Cities are applying reflective coatings on streets in an attempt to mitigate urban heat. These coatings are also being used to try to reduce heat stress during outdoor sports. This study models the progression of heat strain in elite marathon and race walk athletes competing on traditional dark asphalt, reflective pavement, or shaded asphalt in past and future Olympic Games [Tokyo (Sapporo), Paris, Los Angeles].

Observed weather (Sapporo) or expected climate conditions for each city, along with modeled mean radiant temperature (T_MRT) differences across the three surface types, were fed into the joint system (JOS-3) thermoregulation model. Resultant changes to heat strain parameters of core temperature (T_cr) and mean skin temperatures (${\overline{T} }_{sk}$), as well as skin wettedness and cardiac output, were modeled.

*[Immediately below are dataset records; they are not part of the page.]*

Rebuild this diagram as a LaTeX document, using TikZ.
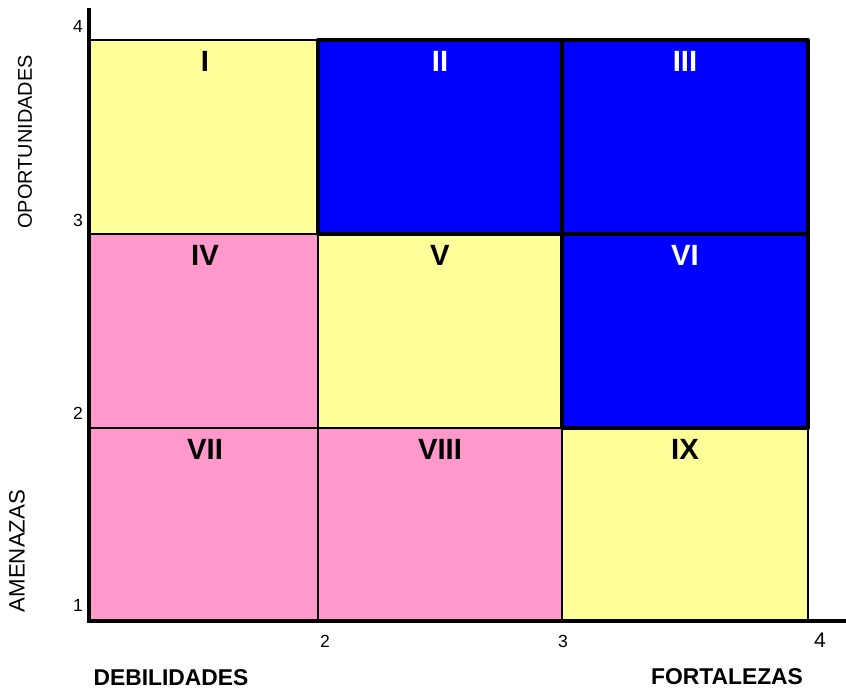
\documentclass[tikz,border=0pt]{standalone}
\usepackage{fontspec}
\setmainfont{Liberation Sans}
\definecolor{amarillo}{HTML}{FFFF99}
\definecolor{rosa}{HTML}{FF99CC}
\definecolor{azul}{HTML}{0000FF}
\tikzset{
  cuadro/.style={font=\bfseries\fontsize{25}{25}\selectfont, inner sep=0pt},
  marca/.style={font=\fontsize{15}{15}\selectfont, inner sep=0pt},
  eje/.style={line width=4.2pt},
  rejilla/.style={line width=2.5pt},
}
\begin{document}
\begin{tikzpicture}[x=0.03cm, y=-0.03cm, line join=round]
	\useasboundingbox (0,0) rectangle (846,692);
	\def \xa{89} \def \xb{318} \def \xc{562} \def \xd{808}
	\def \ya{40} \def \yb{234} \def \yc{428} \def \yd{621}
	% cuadrantes
	\fill[amarillo] (\xa,\ya) rectangle (\xb,\yb);
	\fill[azul] (\xb,\ya) rectangle (\xd,\yb);
	\fill[rosa] (\xa,\yb) rectangle (\xb,\yd);
	\fill[amarillo] (\xb,\yb) rectangle (\xc,\yc);
	\fill[azul] (\xc,\yb) rectangle (\xd,\yc);
	\fill[rosa] (\xb,\yc) rectangle (\xc,\yd);
	\fill[amarillo] (\xc,\yc) rectangle (\xd,\yd);
	\draw[rejilla] (\xa,\ya) -- (\xd,\ya) (\xa,\yb) -- (\xd,\yb) (\xa,\yc) -- (\xd,\yc);
	\draw[rejilla] (\xb,\ya) -- (\xb,\yd) (\xc,\ya) -- (\xc,\yd) (\xd,\ya) -- (\xd,\yd);
	\draw[line width=3.4pt] (\xb,\ya) rectangle (\xd,\yb) (\xc,\yb) rectangle (\xd,\yc) (\xc,\ya) -- (\xc,\yc);
	% ejes
	\draw[eje] (\xa,8) -- (\xa,\yd);
	\draw[line width=3.6pt] (87,\yd) -- (846,\yd);
	% numeros romanos
	\node[cuadro] (c1) at (205,61) {I};
	\node[cuadro, white] (c2) at (440,61) {II};
	\node[cuadro, white] (c3) at (685,61) {III};
	\node[cuadro] (c4) at (205,255) {IV};
	\node[cuadro] (c5) at (440,255) {V};
	\node[cuadro, white] (c6) at (685,255) {VI};
	\node[cuadro] (c7) at (205,449) {VII};
	\node[cuadro] (c8) at (440,449) {VIII};
	\node[cuadro] (c9) at (685,449) {IX};
	% marcas de los ejes
	\node[marca] (y4) at (78,26) {4};
	\node[marca] (y3) at (78,220) {3};
	\node[marca] (y2) at (78,413) {2};
	\node[marca] (y1) at (78,605) {1};
	\node[marca] (x2) at (325,641) {2};
	\node[marca] (x3) at (563,641) {3};
	\node[marca, font=\fontsize{18}{18}\selectfont] (x4) at (820,640) {4};
	% titulos
	\node[rotate=90, inner sep=0pt, font=\fontsize{17}{17}\selectfont] (opor) at (25,142) {OPORTUNIDADES};
	\node[rotate=90, inner sep=0pt, font=\fontsize{19}{19}\selectfont] (amen) at (17,551) {AMENAZAS};
	\node[inner sep=0pt, font=\bfseries\fontsize{19.5}{19.5}\selectfont] (debi) at (171,678) {DEBILIDADES};
	\node[inner sep=0pt, font=\bfseries\fontsize{19.5}{19.5}\selectfont] (fort) at (727,677) {FORTALEZAS};
\end{tikzpicture}
\end{document}
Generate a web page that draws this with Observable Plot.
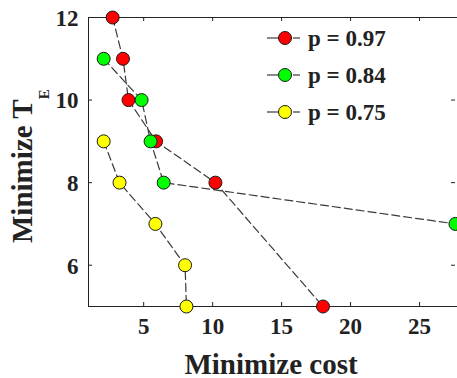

Reflective pavement slightly increased the average T_MRT (1.2–2.2 °C), which caused higher overall radiant heat loads on athletes and thus slightly higher (yet insignificant) T_cr and ${\overline{T} }_{sk}$. These changes in simulated heat strain (worsening the situation) are the opposite of what is expected from a heat mitigation technology. Shading the athletes resulted in lower predicted T_cr (− 0.37 °C) and ${\overline{T} }_{sk}$ (− 0.68 °C) across events compared to sun-exposed asphalt, also decreasing cardiac output.

The minor increase in T_MRT over reflective pavement transferred a negligible difference in simulated athlete heat strain over a 2–3 h intense competition. Overall, the large impact of solar radiation (even in the morning hours) should be decreased via design strategies that block the sun rather than strategies that increase radiant heat load.